YOUR GOAL:
Repeat every entry word for word, skipping the pictures.

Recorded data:
===============

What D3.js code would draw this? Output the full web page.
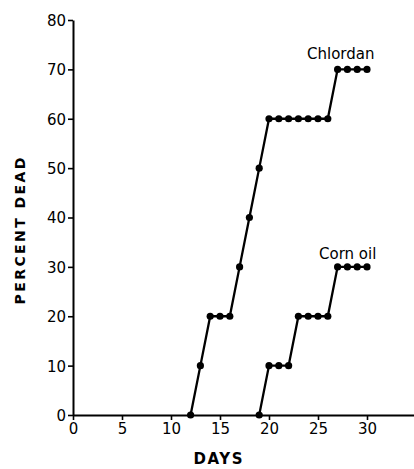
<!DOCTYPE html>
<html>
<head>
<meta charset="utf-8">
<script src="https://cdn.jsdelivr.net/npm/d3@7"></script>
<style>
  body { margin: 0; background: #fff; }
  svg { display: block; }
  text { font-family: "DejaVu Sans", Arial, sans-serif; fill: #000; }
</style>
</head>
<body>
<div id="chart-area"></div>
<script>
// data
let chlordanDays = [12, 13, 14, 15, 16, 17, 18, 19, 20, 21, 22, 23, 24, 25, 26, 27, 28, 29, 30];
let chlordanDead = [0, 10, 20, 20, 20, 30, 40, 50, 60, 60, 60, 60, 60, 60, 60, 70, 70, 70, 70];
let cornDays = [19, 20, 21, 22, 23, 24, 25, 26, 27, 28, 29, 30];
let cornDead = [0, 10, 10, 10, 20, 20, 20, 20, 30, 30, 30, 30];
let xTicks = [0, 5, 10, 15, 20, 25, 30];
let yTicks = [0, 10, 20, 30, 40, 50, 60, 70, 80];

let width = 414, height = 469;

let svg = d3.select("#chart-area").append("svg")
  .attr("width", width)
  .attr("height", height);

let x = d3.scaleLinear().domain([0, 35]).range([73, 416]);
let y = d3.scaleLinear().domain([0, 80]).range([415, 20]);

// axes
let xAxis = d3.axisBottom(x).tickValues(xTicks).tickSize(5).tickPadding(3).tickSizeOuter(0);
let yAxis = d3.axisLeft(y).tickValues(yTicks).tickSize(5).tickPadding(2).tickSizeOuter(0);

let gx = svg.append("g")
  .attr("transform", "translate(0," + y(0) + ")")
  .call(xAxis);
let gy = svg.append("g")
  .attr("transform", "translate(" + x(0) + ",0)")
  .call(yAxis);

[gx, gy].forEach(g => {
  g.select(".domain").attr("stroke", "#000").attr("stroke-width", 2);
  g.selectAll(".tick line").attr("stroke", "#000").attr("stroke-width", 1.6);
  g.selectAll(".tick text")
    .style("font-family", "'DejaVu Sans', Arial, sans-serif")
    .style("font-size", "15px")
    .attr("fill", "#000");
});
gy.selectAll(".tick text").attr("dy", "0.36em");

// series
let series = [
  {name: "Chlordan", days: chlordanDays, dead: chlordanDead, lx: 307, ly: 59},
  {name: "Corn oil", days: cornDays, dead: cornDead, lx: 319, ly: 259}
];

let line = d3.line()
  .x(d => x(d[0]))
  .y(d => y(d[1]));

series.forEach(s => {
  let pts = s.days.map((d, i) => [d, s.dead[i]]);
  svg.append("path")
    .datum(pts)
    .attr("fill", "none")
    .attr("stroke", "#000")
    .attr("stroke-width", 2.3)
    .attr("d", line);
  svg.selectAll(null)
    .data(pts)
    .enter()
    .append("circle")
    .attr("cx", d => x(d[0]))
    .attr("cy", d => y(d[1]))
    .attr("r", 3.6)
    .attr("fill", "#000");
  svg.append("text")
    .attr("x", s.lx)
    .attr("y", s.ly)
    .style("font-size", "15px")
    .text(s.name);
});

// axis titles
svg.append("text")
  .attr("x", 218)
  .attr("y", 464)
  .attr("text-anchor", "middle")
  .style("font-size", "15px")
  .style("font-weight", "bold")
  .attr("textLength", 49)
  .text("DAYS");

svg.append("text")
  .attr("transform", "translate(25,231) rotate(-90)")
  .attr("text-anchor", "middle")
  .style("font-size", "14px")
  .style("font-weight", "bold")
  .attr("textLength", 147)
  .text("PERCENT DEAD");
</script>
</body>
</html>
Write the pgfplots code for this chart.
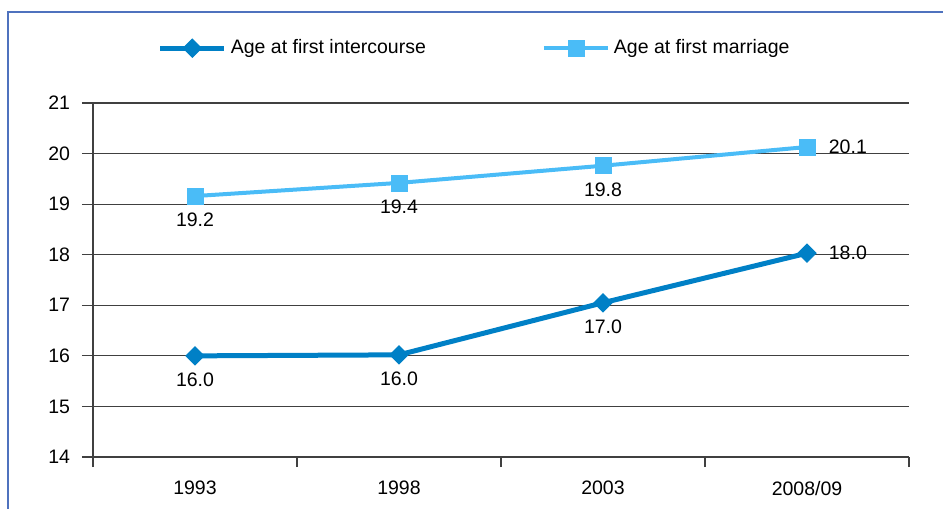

===============

CORRECT ANSWER:
What D3.js code would draw this? Output the full web page.
<!DOCTYPE html>
<html>
<head>
<meta charset="utf-8">
<script src="https://cdn.jsdelivr.net/npm/d3@7"></script>
<style>
  body { margin: 0; background: #fff; }
  svg { display: block; }
  text { font-family: "DejaVu Sans", Arial, sans-serif; fill: #000; }
</style>
</head>
<body>
<div id="chart-area"></div>
<script>
// data
let chlordanDays = [12, 13, 14, 15, 16, 17, 18, 19, 20, 21, 22, 23, 24, 25, 26, 27, 28, 29, 30];
let chlordanDead = [0, 10, 20, 20, 20, 30, 40, 50, 60, 60, 60, 60, 60, 60, 60, 70, 70, 70, 70];
let cornDays = [19, 20, 21, 22, 23, 24, 25, 26, 27, 28, 29, 30];
let cornDead = [0, 10, 10, 10, 20, 20, 20, 20, 30, 30, 30, 30];
let xTicks = [0, 5, 10, 15, 20, 25, 30];
let yTicks = [0, 10, 20, 30, 40, 50, 60, 70, 80];

let width = 414, height = 469;

let svg = d3.select("#chart-area").append("svg")
  .attr("width", width)
  .attr("height", height);

let x = d3.scaleLinear().domain([0, 35]).range([73, 416]);
let y = d3.scaleLinear().domain([0, 80]).range([415, 20]);

// axes
let xAxis = d3.axisBottom(x).tickValues(xTicks).tickSize(5).tickPadding(3).tickSizeOuter(0);
let yAxis = d3.axisLeft(y).tickValues(yTicks).tickSize(5).tickPadding(2).tickSizeOuter(0);

let gx = svg.append("g")
  .attr("transform", "translate(0," + y(0) + ")")
  .call(xAxis);
let gy = svg.append("g")
  .attr("transform", "translate(" + x(0) + ",0)")
  .call(yAxis);

[gx, gy].forEach(g => {
  g.select(".domain").attr("stroke", "#000").attr("stroke-width", 2);
  g.selectAll(".tick line").attr("stroke", "#000").attr("stroke-width", 1.6);
  g.selectAll(".tick text")
    .style("font-family", "'DejaVu Sans', Arial, sans-serif")
    .style("font-size", "15px")
    .attr("fill", "#000");
});
gy.selectAll(".tick text").attr("dy", "0.36em");

// series
let series = [
  {name: "Chlordan", days: chlordanDays, dead: chlordanDead, lx: 307, ly: 59},
  {name: "Corn oil", days: cornDays, dead: cornDead, lx: 319, ly: 259}
];

let line = d3.line()
  .x(d => x(d[0]))
  .y(d => y(d[1]));

series.forEach(s => {
  let pts = s.days.map((d, i) => [d, s.dead[i]]);
  svg.append("path")
    .datum(pts)
    .attr("fill", "none")
    .attr("stroke", "#000")
    .attr("stroke-width", 2.3)
    .attr("d", line);
  svg.selectAll(null)
    .data(pts)
    .enter()
    .append("circle")
    .attr("cx", d => x(d[0]))
    .attr("cy", d => y(d[1]))
    .attr("r", 3.6)
    .attr("fill", "#000");
  svg.append("text")
    .attr("x", s.lx)
    .attr("y", s.ly)
    .style("font-size", "15px")
    .text(s.name);
});

// axis titles
svg.append("text")
  .attr("x", 218)
  .attr("y", 464)
  .attr("text-anchor", "middle")
  .style("font-size", "15px")
  .style("font-weight", "bold")
  .attr("textLength", 49)
  .text("DAYS");

svg.append("text")
  .attr("transform", "translate(25,231) rotate(-90)")
  .attr("text-anchor", "middle")
  .style("font-size", "14px")
  .style("font-weight", "bold")
  .attr("textLength", 147)
  .text("PERCENT DEAD");
</script>
</body>
</html>
Write the pgfplots code for this chart.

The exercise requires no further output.